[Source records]
----
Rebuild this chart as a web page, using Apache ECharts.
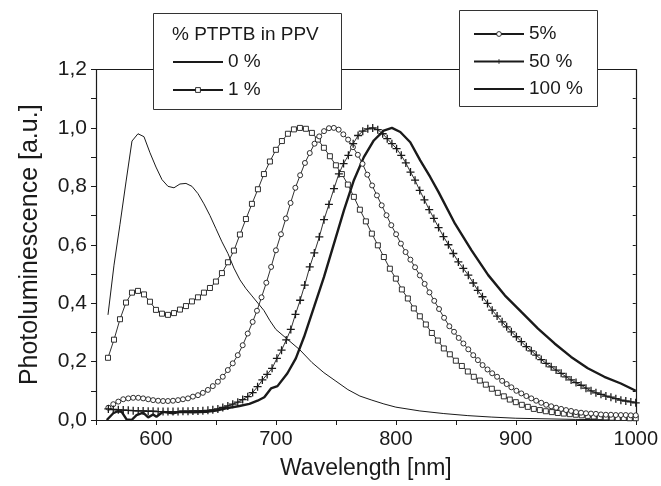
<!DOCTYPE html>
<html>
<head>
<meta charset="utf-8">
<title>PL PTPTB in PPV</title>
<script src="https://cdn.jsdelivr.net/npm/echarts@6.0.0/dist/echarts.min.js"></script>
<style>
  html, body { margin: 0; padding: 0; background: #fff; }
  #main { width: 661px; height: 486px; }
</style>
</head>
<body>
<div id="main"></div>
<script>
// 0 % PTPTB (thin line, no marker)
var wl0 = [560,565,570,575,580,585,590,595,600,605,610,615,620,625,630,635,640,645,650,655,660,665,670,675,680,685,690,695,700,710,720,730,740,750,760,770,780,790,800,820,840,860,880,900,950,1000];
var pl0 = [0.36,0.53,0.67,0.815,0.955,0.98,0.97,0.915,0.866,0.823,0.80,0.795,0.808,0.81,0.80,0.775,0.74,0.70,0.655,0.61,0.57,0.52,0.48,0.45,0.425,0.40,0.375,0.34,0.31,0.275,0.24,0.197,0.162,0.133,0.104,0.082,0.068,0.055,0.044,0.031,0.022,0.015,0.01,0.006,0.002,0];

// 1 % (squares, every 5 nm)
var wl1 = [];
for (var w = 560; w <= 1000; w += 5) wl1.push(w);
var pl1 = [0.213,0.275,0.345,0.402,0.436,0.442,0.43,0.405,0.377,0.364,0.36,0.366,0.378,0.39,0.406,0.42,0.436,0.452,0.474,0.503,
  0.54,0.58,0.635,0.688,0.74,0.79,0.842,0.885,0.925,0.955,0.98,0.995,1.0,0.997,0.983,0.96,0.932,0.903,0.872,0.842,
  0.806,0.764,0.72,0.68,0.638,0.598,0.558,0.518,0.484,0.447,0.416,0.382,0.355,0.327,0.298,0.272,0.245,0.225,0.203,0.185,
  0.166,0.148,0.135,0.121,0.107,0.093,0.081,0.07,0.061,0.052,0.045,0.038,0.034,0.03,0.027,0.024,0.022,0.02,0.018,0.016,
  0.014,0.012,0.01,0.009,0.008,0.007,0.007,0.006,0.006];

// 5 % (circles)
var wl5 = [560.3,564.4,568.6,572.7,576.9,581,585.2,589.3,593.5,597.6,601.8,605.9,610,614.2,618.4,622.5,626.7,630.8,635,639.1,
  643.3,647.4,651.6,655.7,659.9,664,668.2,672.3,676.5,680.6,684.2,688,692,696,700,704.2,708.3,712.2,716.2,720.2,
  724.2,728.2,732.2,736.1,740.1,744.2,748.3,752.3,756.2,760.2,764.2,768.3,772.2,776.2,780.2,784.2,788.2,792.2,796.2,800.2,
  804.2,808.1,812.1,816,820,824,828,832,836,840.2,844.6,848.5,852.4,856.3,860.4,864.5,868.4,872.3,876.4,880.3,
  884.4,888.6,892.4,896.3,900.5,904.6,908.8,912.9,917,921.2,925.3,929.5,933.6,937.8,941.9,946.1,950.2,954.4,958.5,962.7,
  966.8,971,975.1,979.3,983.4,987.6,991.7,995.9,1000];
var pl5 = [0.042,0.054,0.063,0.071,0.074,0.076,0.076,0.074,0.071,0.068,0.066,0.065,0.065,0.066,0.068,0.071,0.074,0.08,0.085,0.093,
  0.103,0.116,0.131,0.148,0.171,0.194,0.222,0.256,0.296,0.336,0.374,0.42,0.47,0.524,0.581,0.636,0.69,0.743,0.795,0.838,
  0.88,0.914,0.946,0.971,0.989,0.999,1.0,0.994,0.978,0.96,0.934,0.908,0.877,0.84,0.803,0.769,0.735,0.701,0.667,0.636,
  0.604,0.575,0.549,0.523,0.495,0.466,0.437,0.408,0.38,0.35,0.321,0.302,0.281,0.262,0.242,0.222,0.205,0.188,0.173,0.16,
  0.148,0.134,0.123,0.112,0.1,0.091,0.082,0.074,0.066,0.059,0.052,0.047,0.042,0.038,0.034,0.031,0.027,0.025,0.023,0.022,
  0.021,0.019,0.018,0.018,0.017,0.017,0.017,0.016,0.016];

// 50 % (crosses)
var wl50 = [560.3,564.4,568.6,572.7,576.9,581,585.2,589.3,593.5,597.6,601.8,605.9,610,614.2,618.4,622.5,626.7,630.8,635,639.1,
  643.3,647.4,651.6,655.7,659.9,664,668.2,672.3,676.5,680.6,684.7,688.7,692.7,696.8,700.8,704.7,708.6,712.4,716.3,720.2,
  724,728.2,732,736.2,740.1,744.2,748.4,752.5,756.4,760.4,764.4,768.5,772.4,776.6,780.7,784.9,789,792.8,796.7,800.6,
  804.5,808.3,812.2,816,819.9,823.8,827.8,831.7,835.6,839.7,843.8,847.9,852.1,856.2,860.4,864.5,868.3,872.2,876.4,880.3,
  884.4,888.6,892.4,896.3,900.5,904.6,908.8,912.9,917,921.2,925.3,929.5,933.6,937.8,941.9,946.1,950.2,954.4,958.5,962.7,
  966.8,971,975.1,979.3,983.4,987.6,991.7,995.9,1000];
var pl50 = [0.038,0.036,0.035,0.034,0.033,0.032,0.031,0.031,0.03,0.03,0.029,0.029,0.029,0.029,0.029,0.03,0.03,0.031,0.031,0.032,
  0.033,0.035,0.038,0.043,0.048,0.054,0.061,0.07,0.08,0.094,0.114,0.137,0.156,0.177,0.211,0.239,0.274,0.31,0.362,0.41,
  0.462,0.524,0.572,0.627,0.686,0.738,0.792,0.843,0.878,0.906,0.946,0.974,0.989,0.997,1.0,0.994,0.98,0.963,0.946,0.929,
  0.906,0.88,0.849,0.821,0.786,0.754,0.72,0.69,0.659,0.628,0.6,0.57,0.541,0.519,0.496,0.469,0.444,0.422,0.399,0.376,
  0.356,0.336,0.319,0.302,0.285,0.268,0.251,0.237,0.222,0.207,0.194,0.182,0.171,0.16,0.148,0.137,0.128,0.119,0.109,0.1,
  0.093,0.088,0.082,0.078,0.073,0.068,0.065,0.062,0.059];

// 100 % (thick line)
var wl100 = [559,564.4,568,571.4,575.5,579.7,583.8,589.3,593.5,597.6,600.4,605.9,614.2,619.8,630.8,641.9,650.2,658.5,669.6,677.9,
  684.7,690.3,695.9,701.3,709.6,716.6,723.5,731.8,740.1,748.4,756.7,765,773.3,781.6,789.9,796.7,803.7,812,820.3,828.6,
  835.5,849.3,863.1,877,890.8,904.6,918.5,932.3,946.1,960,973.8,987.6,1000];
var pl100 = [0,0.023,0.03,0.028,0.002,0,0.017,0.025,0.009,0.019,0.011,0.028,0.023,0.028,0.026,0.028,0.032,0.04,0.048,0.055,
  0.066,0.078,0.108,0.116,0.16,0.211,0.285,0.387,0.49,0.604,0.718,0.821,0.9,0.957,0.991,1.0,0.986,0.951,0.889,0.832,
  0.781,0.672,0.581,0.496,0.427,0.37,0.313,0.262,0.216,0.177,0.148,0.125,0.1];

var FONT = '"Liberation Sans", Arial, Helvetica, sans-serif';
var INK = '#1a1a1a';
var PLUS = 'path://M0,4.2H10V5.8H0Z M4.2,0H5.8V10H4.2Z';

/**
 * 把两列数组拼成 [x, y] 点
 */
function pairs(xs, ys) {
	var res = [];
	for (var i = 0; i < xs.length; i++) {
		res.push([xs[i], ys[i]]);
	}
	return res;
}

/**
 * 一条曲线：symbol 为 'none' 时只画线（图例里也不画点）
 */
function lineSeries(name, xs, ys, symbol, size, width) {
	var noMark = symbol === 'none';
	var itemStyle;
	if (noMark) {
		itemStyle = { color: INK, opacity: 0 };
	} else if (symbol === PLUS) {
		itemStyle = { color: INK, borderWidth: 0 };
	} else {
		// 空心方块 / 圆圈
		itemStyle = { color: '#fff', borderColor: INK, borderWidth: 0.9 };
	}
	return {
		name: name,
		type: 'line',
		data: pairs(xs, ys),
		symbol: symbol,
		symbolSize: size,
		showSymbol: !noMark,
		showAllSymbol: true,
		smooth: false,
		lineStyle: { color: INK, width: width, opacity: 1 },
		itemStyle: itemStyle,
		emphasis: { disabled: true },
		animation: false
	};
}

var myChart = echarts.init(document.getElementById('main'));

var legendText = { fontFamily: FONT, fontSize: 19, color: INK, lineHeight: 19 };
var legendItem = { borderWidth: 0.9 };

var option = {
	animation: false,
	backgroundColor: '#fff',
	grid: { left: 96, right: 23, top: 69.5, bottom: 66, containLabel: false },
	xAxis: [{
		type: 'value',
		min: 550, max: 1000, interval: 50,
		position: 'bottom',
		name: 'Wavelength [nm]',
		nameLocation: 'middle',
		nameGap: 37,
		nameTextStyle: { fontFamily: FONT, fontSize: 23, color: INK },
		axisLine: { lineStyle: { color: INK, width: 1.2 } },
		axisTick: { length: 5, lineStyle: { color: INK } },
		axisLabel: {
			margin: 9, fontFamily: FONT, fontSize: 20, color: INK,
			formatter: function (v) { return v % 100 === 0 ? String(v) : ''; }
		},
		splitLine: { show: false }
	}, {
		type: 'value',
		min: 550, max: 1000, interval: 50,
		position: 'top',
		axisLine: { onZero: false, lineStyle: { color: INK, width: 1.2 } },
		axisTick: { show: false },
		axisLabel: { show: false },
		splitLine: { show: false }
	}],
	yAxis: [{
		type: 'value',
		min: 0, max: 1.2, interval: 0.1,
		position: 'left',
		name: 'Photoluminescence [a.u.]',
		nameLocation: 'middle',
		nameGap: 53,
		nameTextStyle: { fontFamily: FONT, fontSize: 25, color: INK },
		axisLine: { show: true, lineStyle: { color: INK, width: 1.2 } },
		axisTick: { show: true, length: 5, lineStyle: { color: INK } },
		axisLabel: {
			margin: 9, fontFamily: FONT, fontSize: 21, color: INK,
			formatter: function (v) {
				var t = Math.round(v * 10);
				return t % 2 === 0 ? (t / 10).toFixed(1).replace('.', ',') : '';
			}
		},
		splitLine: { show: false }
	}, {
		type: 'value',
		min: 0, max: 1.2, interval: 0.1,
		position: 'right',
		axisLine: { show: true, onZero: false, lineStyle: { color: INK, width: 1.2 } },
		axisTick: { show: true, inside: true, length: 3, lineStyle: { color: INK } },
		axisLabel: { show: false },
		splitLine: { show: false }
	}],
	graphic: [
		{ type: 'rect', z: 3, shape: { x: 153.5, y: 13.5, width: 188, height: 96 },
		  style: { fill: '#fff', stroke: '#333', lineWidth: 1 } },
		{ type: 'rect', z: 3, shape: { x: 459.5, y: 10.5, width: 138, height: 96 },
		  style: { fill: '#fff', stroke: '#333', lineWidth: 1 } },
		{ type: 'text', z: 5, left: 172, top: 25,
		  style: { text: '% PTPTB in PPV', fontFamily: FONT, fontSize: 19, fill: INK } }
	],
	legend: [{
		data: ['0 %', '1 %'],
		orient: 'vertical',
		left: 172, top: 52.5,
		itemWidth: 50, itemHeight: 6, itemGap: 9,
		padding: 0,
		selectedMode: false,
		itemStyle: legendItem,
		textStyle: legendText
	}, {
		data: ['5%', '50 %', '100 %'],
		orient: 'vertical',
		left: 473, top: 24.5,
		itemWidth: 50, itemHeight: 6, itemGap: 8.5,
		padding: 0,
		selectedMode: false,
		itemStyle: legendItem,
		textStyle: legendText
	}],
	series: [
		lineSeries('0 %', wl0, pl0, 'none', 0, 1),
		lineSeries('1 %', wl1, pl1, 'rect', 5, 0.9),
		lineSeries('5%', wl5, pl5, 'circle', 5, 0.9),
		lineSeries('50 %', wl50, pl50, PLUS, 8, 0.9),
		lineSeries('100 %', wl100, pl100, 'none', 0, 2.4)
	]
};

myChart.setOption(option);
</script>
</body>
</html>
----
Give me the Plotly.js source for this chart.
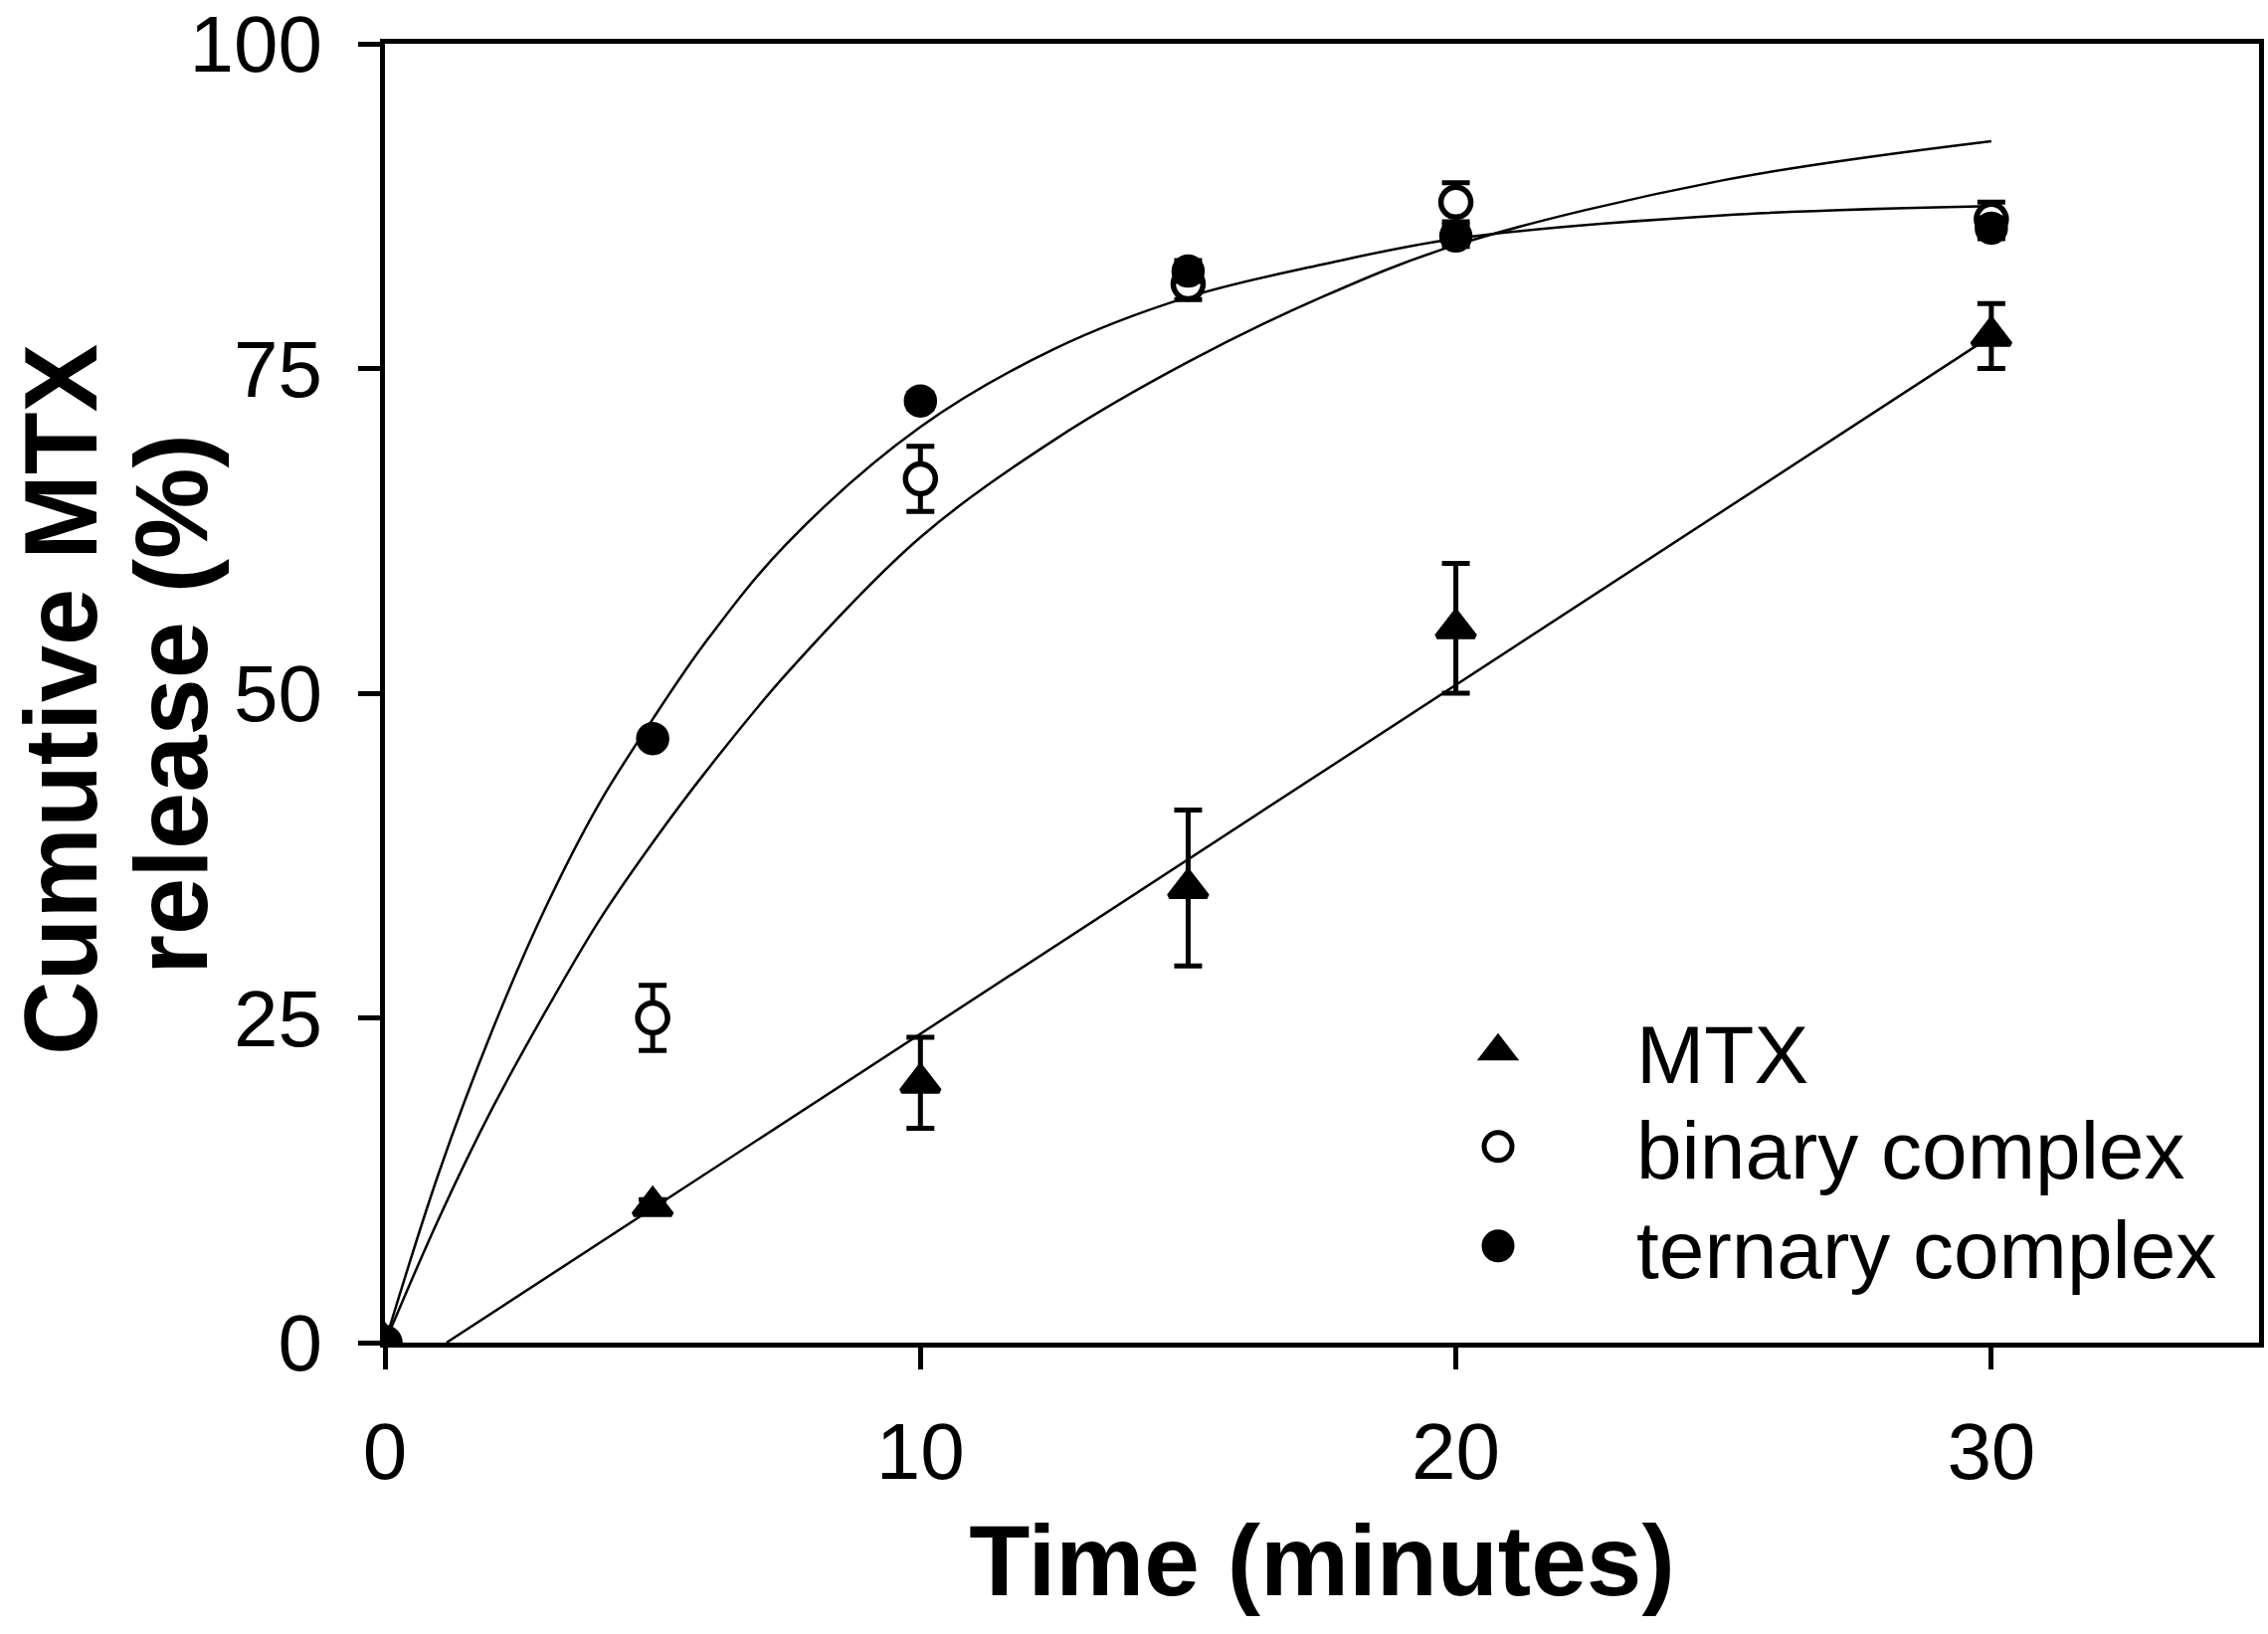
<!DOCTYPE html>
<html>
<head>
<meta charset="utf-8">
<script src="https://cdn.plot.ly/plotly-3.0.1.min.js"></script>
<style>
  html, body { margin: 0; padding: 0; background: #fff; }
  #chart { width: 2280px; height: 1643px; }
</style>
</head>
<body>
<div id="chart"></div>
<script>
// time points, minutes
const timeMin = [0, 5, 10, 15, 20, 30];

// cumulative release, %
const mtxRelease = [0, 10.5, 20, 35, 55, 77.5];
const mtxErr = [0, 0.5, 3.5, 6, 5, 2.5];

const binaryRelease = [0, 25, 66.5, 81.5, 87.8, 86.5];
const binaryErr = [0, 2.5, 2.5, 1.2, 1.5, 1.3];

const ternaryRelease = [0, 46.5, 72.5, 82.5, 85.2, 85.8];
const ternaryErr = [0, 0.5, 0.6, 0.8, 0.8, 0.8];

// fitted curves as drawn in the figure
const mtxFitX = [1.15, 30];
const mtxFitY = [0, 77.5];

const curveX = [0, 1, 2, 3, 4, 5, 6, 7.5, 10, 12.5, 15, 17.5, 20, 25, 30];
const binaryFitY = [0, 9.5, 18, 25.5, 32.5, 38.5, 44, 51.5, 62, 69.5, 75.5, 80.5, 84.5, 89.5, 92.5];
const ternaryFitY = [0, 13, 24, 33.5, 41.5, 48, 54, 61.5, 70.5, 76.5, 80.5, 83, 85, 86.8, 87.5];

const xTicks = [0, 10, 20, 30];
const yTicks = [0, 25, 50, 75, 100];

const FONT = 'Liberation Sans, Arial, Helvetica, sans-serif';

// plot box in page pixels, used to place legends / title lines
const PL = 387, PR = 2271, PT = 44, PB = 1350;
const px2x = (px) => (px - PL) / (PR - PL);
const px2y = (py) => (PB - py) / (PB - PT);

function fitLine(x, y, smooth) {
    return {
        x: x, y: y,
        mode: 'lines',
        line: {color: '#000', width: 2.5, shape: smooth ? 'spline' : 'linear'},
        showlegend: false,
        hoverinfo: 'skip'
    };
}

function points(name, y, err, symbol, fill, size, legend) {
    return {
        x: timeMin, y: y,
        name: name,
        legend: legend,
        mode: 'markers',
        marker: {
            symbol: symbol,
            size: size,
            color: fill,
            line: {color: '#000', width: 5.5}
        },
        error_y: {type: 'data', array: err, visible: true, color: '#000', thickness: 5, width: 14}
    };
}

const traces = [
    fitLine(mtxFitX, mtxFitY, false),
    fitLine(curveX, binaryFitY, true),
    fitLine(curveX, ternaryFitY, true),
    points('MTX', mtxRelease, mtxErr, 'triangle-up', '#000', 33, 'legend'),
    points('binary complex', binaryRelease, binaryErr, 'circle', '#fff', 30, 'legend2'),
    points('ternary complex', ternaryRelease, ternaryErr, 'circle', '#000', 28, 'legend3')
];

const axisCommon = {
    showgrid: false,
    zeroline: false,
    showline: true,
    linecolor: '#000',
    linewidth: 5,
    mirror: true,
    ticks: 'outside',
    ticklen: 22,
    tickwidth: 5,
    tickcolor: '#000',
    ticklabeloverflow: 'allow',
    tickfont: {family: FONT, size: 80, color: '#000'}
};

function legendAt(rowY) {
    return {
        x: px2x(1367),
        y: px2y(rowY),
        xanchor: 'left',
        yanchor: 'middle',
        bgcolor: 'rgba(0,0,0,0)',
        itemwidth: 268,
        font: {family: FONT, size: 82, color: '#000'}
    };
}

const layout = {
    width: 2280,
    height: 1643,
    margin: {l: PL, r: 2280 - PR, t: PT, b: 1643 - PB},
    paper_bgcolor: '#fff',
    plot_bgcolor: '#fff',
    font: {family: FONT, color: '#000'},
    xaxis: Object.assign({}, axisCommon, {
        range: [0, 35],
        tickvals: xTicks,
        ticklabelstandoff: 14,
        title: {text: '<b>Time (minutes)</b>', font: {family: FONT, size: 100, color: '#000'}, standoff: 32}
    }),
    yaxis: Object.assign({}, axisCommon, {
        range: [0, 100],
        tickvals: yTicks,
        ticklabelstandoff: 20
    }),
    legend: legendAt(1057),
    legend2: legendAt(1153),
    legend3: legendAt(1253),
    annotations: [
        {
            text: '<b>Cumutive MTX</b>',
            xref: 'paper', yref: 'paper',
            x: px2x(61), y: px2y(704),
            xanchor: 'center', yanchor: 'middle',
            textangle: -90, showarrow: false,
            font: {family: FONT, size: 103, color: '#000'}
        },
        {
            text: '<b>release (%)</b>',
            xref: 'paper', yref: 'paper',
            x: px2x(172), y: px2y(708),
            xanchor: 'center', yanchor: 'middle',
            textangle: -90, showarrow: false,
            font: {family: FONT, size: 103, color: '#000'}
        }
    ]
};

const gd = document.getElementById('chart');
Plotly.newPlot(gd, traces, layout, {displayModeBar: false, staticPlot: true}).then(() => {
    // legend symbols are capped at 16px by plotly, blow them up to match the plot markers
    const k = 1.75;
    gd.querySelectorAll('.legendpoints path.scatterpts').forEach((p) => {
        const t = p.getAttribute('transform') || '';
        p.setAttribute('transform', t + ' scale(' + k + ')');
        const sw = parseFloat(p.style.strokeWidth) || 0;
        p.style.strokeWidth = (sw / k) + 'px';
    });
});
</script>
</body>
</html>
----
## What to produce
Your task is to transcribe exactly the lines starting at the line that contains "Give me the Plotly.js source for this chart." and ending at the line that contains "const ternaryErr = [0, 0.5, 0.6, 0.8, 0.8, 0.8];", both included. Leave out the pictures.

## Result of the task
Give me the Plotly.js source for this chart.
<!DOCTYPE html>
<html>
<head>
<meta charset="utf-8">
<script src="https://cdn.plot.ly/plotly-3.0.1.min.js"></script>
<style>
  html, body { margin: 0; padding: 0; background: #fff; }
  #chart { width: 2280px; height: 1643px; }
</style>
</head>
<body>
<div id="chart"></div>
<script>
// time points, minutes
const timeMin = [0, 5, 10, 15, 20, 30];

// cumulative release, %
const mtxRelease = [0, 10.5, 20, 35, 55, 77.5];
const mtxErr = [0, 0.5, 3.5, 6, 5, 2.5];

const binaryRelease = [0, 25, 66.5, 81.5, 87.8, 86.5];
const binaryErr = [0, 2.5, 2.5, 1.2, 1.5, 1.3];

const ternaryRelease = [0, 46.5, 72.5, 82.5, 85.2, 85.8];
const ternaryErr = [0, 0.5, 0.6, 0.8, 0.8, 0.8];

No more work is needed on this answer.